2016/07/26 Leave a comment
While I disagree with much of what Collacott argues – the European examples come from too different histories and geographies, the costs of immigration cited are based on the flawed Grubel-Grady study – I do share some of his cynicism with respect to the announced consultations.
It would be better to appoint an independent panel or commission to review the full range of citizenship, immigration and multiculturalism issues to have a serious and independent study to help guide longer-term policy (see my previous IRCC Discussion guide on immigration: What about citizenship?):
Canada has probably worked harder and had relatively more success than any other country in welcoming and integrating people of different backgrounds from around the world. The “national conversation’s” assertion that “Canada’s strength lies in its diversity” however does not correspond with reality.

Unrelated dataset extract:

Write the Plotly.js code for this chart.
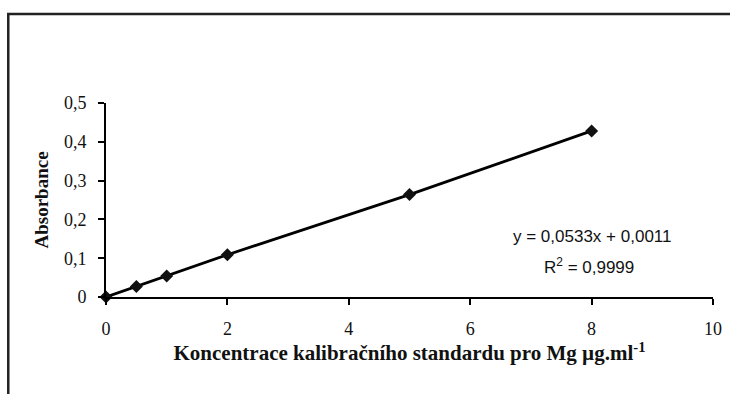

While a well-managed and moderate increase in diversity can enrich a society in various ways, it is also clear that unlimited diversity has a negative effect on societal cohesion and national identity. This has been well-documented by scholars such as Harvard professor Robert Putnam, whose research found that, as urban communities become more and more diverse, the levels of social cohesion decline and there is less trust among residents.

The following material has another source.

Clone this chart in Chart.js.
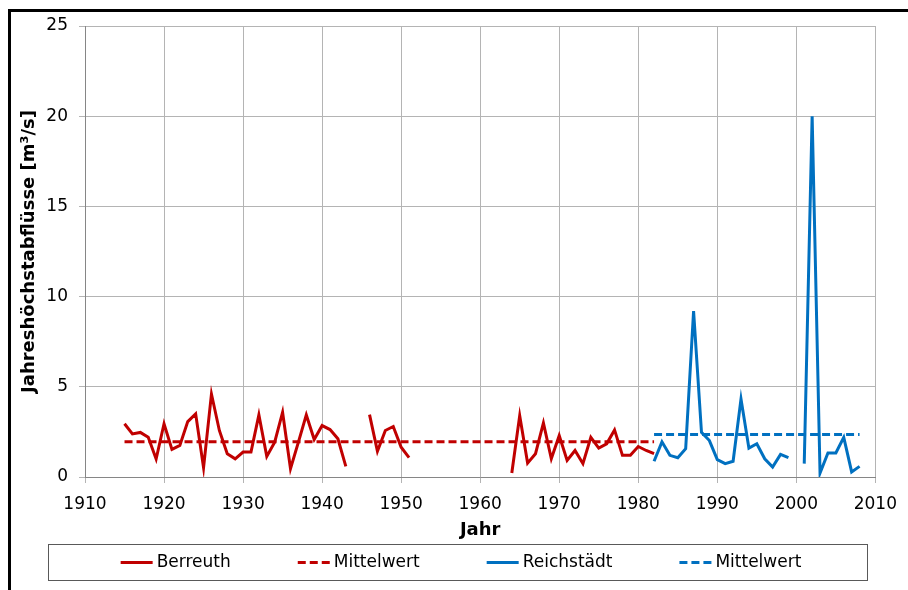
<!DOCTYPE html>
<html>
<head>
<meta charset="utf-8">
<script src="https://cdn.jsdelivr.net/npm/chart.js@4"></script>
<style>
  html, body { margin: 0; padding: 0; background: #fff; }
  #frame { position: absolute; left: 8px; top: 9px; width: 920px; height: 600px;
           border-left: 3px solid #000; border-top: 3px solid #000; }
  #chart { position: absolute; left: 0; top: 0; }
</style>
</head>
<body>
<div id="frame"></div>
<canvas id="chart" width="908" height="590"></canvas>
<script>
// Jahreshöchstabflüsse
const berreuthYears = [
  1915, 1916, 1917, 1918, 1919, 1920, 1921, 1922, 1923, 1924,
  1925, 1926, 1927, 1928, 1929, 1930, 1931, 1932, 1933, 1934,
  1935, 1936, 1937, 1938, 1939, 1940, 1941, 1942, 1943, 1944,
  1945, 1946, 1947, 1948, 1949, 1950, 1951, 1952, 1953, 1954,
  1955, 1956, 1957, 1958, 1959, 1960, 1961, 1962, 1963, 1964,
  1965, 1966, 1967, 1968, 1969, 1970, 1971, 1972, 1973, 1974,
  1975, 1976, 1977, 1978, 1979, 1980, 1981, 1982
];
const berreuthFlow = [
  2.95, 2.39, 2.47, 2.2, 1.0, 2.95, 1.53, 1.75, 3.07, 3.5,
  0.52, 4.6, 2.58, 1.29, 1.01, 1.38, 1.38, 3.44, 1.14, 1.93,
  3.59, 0.46, 1.93, 3.44, 2.08, 2.85, 2.63, 2.12, 0.59, null,
  null, 3.46, 1.43, 2.58, 2.8, 1.65, 1.07, null, null, null,
  null, null, null, null, null, null, null, null, null, 0.22,
  3.4, 0.77, 1.29, 3.0, 1.01, 2.3, 0.92, 1.47, 0.74, 2.2,
  1.6, 1.84, 2.61, 1.2, 1.2, 1.69, 1.47, 1.29
];
const berreuthMeanYears = [1915, 1982];
const berreuthMean = 1.96;

const reichYears = [
  1982, 1983, 1984, 1985, 1986, 1987, 1988, 1989, 1990, 1991,
  1992, 1993, 1994, 1995, 1996, 1997, 1998, 1999, 2000, 2001,
  2002, 2003, 2004, 2005, 2006, 2007, 2008
];
const reichFlow = [
  0.87, 1.95, 1.2, 1.07, 1.57, 9.2, 2.48, 2.02, 0.96, 0.74,
  0.87, 4.32, 1.6, 1.84, 1.01, 0.55, 1.25, 1.07, null, 0.74,
  20.0, 0.22, 1.33, 1.33, 2.2, 0.28, 0.59
];
const reichMeanYears = [1982, 2008];
const reichMean = 2.35;

const seriesNames = ["Berreuth", "Mittelwert", "Reichstädt", "Mittelwert"];
const xTicks = [1910, 2010, 10];
const yTicks = [0, 25, 5];

const RED = "#C00000";
const BLUE = "#0070C0";
const FONT = "DejaVu Sans";

const toPoints = (xs, ys) => xs.map((x, i) => ({ x: x, y: ys[i] }));
const flat = (xs, v) => xs.map(x => ({ x: x, y: v }));

// legend in a framed box below the axis title
const boxLegend = {
  id: "boxLegend",
  afterDraw(chart, args, o) {
    const ctx = chart.ctx;
    ctx.save();
    ctx.strokeStyle = "#595959";
    ctx.lineWidth = 1;
    ctx.strokeRect(o.left + 0.5, o.top + 0.5, o.width, o.height);
    ctx.font = "17px '" + FONT + "'";
    ctx.textBaseline = "middle";
    const items = chart.data.datasets.map(ds => ({
      ds: ds,
      w: o.sample + o.gap + ctx.measureText(ds.label).width
    }));
    const total = items.reduce((s, it) => s + it.w, 0) + o.spacing * (items.length - 1);
    let x = o.center - total / 2;
    const y = o.top + o.height / 2 + 0.5;
    items.forEach(it => {
      ctx.strokeStyle = it.ds.borderColor;
      ctx.lineWidth = it.ds.borderWidth;
      ctx.setLineDash(it.ds.borderDash || []);
      ctx.beginPath();
      ctx.moveTo(x, y);
      ctx.lineTo(x + o.sample, y);
      ctx.stroke();
      ctx.setLineDash([]);
      ctx.fillStyle = "#000";
      ctx.fillText(it.ds.label, x + o.sample + o.gap, y);
      x += it.w + o.spacing;
    });
    ctx.restore();
  }
};

new Chart(document.getElementById("chart"), {
  type: "line",
  data: {
    datasets: [
      { label: seriesNames[0], data: toPoints(berreuthYears, berreuthFlow),
        borderColor: RED, borderWidth: 3 },
      { label: seriesNames[1], data: flat(berreuthMeanYears, berreuthMean),
        borderColor: RED, borderWidth: 3, borderDash: [8, 4] },
      { label: seriesNames[2], data: toPoints(reichYears, reichFlow),
        borderColor: BLUE, borderWidth: 3 },
      { label: seriesNames[3], data: flat(reichMeanYears, reichMean),
        borderColor: BLUE, borderWidth: 3, borderDash: [8, 4] }
    ]
  },
  options: {
    responsive: false,
    animation: false,
    spanGaps: false,
    elements: { point: { radius: 0 }, line: { tension: 0 } },
    layout: { padding: { left: 0, right: 32, top: 26, bottom: 45 } },
    scales: {
      x: {
        type: "linear",
        min: xTicks[0], max: xTicks[1],
        afterFit: s => { s.height = 68; },
        grid: { color: "#b4b4b4", tickLength: 6 },
        border: { color: "#868686" },
        ticks: {
          stepSize: xTicks[2], autoSkip: false, maxRotation: 0, padding: 11,
          color: "#000", font: { family: FONT, size: 17 },
          callback: v => String(v)
        },
        title: {
          display: true, text: "Jahr", color: "#000",
          font: { family: FONT, size: 18, weight: "bold" },
          padding: { top: 0, bottom: 4 }
        }
      },
      y: {
        min: yTicks[0], max: yTicks[1],
        afterFit: s => { s.width = 85; },
        grid: { color: "#b4b4b4", tickLength: 6 },
        border: { color: "#868686" },
        ticks: {
          stepSize: yTicks[2], padding: 11,
          color: "#000", font: { family: FONT, size: 17 }
        },
        title: {
          display: true, text: "Jahreshöchstabflüsse [m³/s]", color: "#000",
          font: { family: FONT, size: 18, weight: "bold" },
          padding: { top: 19, bottom: 0 }
        }
      }
    },
    plugins: {
      legend: { display: false },
      tooltip: { enabled: false },
      boxLegend: {
        left: 48, top: 544, width: 819, height: 36,
        center: 461, sample: 32, gap: 4, spacing: 67
      }
    }
  },
  plugins: [boxLegend]
});
</script>
</body>
</html>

This has been amply demonstrated in Europe, where the social as well as economic integration of many immigrants with very different cultural values and traditions from those of the host nations has been impeded as their numbers grew and they became heavily concentrated in urban areas.
The suggestion that Canada’s strength lies in its diversity, nevertheless, implies that our society will endlessly benefit from becoming more and more diverse.

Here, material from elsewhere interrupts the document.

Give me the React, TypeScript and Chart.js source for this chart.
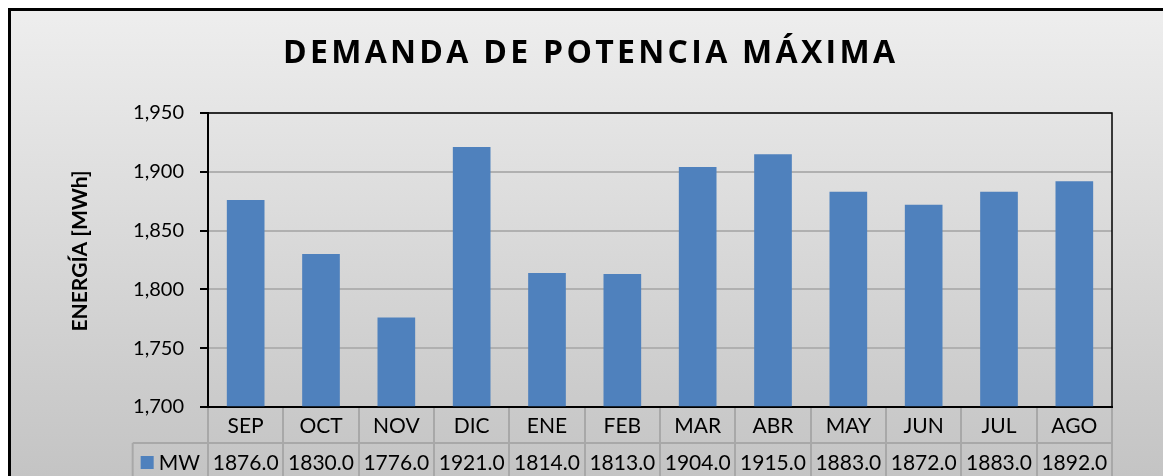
import React, { useEffect, useRef } from "react";
import { Chart, registerables } from "chart.js";

Chart.register(...registerables);

const months = ["SEP", "OCT", "NOV", "DIC", "ENE", "FEB", "MAR", "ABR", "MAY", "JUN", "JUL", "AGO"];
const mwValues = [1876, 1830, 1776, 1921, 1814, 1813, 1904, 1915, 1883, 1872, 1883, 1892];
const seriesName = "MW";
const chartTitle = "DEMANDA DE POTENCIA MÁXIMA";
const yTitle = "ENERGÍA [MWh]";
const yMin = 1700;
const yMax = 1950;
const yStep = 50;

const W = 1163;
const H = 476;
const BAR = "#4F81BD";
const TABLE_LINE = "#a8a8a8";
const FONT = "Lato, 'Noto Sans', sans-serif";

const decorPlugin = {
  id: "decor",
  beforeDraw(chart: any) {
    const ctx = chart.ctx;
    ctx.save();
    ctx.fillStyle = "#ffffff";
    ctx.fillRect(0, 0, W, H);
    const g = ctx.createLinearGradient(0, 8, 0, H);
    g.addColorStop(0, "#eeeeee");
    g.addColorStop(1, "#c4c4c4");
    ctx.fillStyle = g;
    ctx.fillRect(8, 8, W - 8, H - 8);
    ctx.strokeStyle = "#000000";
    ctx.lineWidth = 3;
    ctx.beginPath();
    ctx.moveTo(9.5, H + 5);
    ctx.lineTo(9.5, 9.5);
    ctx.lineTo(W + 5, 9.5);
    ctx.stroke();
    ctx.restore();
  },
  afterDraw(chart: any) {
    const ctx = chart.ctx;
    const area = chart.chartArea;
    const xs = chart.scales.x;
    ctx.save();
    // plot border
    ctx.strokeStyle = "#000000";
    ctx.lineWidth = 1.5;
    ctx.strokeRect(area.left, area.top, area.right - area.left, area.bottom - area.top);

    // title
    ctx.fillStyle = "#000000";
    ctx.font = "bold 32px 'Open Sans', sans-serif";
    ctx.textBaseline = "middle";
    ctx.textAlign = "left";
    const w0 = ctx.measureText(chartTitle).width;
    const targetW = 612;
    const ls = (targetW - w0) / (chartTitle.length - 1);
    (ctx as any).letterSpacing = ls + "px";
    ctx.fillText(chartTitle, 589 - targetW / 2, 54);
    (ctx as any).letterSpacing = "0px";

    // y title
    ctx.save();
    ctx.translate(80, 251);
    ctx.rotate(-Math.PI / 2);
    ctx.font = "bold 21px " + FONT;
    ctx.textAlign = "center";
    ctx.textBaseline = "middle";
    ctx.fillText(yTitle, 0, 0);
    ctx.restore();

    // data table
    const catW = (area.right - area.left) / months.length;
    const rowY = 443;
    const legendLeft = area.left - catW;
    ctx.strokeStyle = TABLE_LINE;
    ctx.lineWidth = 2;
    ctx.beginPath();
    ctx.moveTo(legendLeft, rowY);
    ctx.lineTo(area.right, rowY);
    ctx.moveTo(legendLeft, rowY);
    ctx.lineTo(legendLeft, H);
    ctx.stroke();

    ctx.fillStyle = "#000000";
    ctx.font = "21px " + FONT;
    ctx.textAlign = "center";
    ctx.textBaseline = "middle";
    const row1 = (area.bottom + rowY) / 2 + 1;
    const row2 = 463;
    months.forEach((m, i) => {
      const x = xs.getPixelForValue(i);
      ctx.fillText(m, x, row1);
      ctx.fillText(mwValues[i].toFixed(1), x, row2);
    });
    // legend cell
    ctx.fillStyle = BAR;
    ctx.fillRect(legendLeft + 8, row2 - 7, 13, 13);
    ctx.fillStyle = "#000000";
    ctx.textAlign = "left";
    ctx.fillText(seriesName, legendLeft + 26, row2);
    ctx.restore();
  },
};

export default function App() {
  const ref = useRef<HTMLCanvasElement | null>(null);
  useEffect(() => {
    document.body.style.margin = "0";
    document.body.style.overflow = "hidden";
    if (!ref.current) return;
    const chart = new Chart(ref.current, {
      type: "bar",
      data: {
        labels: months,
        datasets: [
          {
            label: seriesName,
            data: mwValues,
            backgroundColor: BAR,
            borderWidth: 0,
            barPercentage: 0.5,
            categoryPercentage: 1,
          },
        ],
      },
      options: {
        responsive: false,
        animation: false,
        devicePixelRatio: 1,
        layout: { padding: { left: 0, top: 113, right: W - 1112, bottom: 0 } },
        plugins: {
          legend: { display: false },
          title: { display: false },
          tooltip: { enabled: false },
        },
        scales: {
          x: {
            ticks: { display: false },
            grid: {
              display: true,
              drawOnChartArea: false,
              drawTicks: true,
              tickLength: 80,
              color: TABLE_LINE,
              tickColor: TABLE_LINE,
              lineWidth: 2,
              offset: true,
            },
            border: { display: true, color: "#000000", width: 2 },
            afterFit(scale: any) {
              scale.height = H - 407;
            },
          },
          y: {
            min: yMin,
            max: yMax,
            ticks: {
              stepSize: yStep,
              color: "#000000",
              font: { family: FONT, size: 20 },
              padding: 16,
              callback: (v: any) => Number(v).toLocaleString("en-US"),
            },
            grid: {
              color: "#b0b0b0",
              tickColor: "#000000",
              lineWidth: 2,
              tickLength: 8,
            },
            border: { display: true, color: "#000000", width: 2 },
            afterFit(scale: any) {
              scale.width = 208;
            },
          },
        },
      },
      plugins: [decorPlugin],
    });
    return () => chart.destroy();
  }, []);
  return (
    <div style={{ width: W, height: H }}>
      <canvas ref={ref} width={W} height={H} style={{ display: "block" }} />
    </div>
  );
}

The question then has to be asked why the Government is promoting its “national conversation” based on a slogan that doesn’t make sense.
The answer becomes clear from other sections of the conversation’s press release when it states that the government is committed to an immigration system that supports diversity and helps to grow the economy.
The fact is that, while immigration makes the economy larger, it doesn’t improve the standard of living of the average Canadian: it simply creates a larger pie that is divided into more, and usually somewhat smaller, pieces. Indeed the latest research indicates that recent immigration is very costly to Canadian taxpayers — to the tune of around $30 billion a year — in addition to raising house prices beyond the reach of most young Canadians in large cities such as Vancouver and Toronto, increasing congestion and commute times and putting heavy pressure on health care services.
While there been periods in our history when we have benefitted from large-scale immigration, this is not one of them. Canada does not face major labour shortages and has sufficient human capital and educational and training facilities to meet almost all of our needs from our existing resources.
The “national conversation” is clearly a public relations exercise designed to convince members of the public that they are providing serious input into how immigration can benefit Canada. The terms of reference, however, leave no doubt that its real purpose is to promote large-scale immigration and diversity in order to increase political support for the Liberal Party of Canada rather than to serve the interests of Canadians in general.
We very much need a comprehensive, well-informed and balanced review of immigration policy — but not the phony “national conversation” the government is attempting to foist on the public.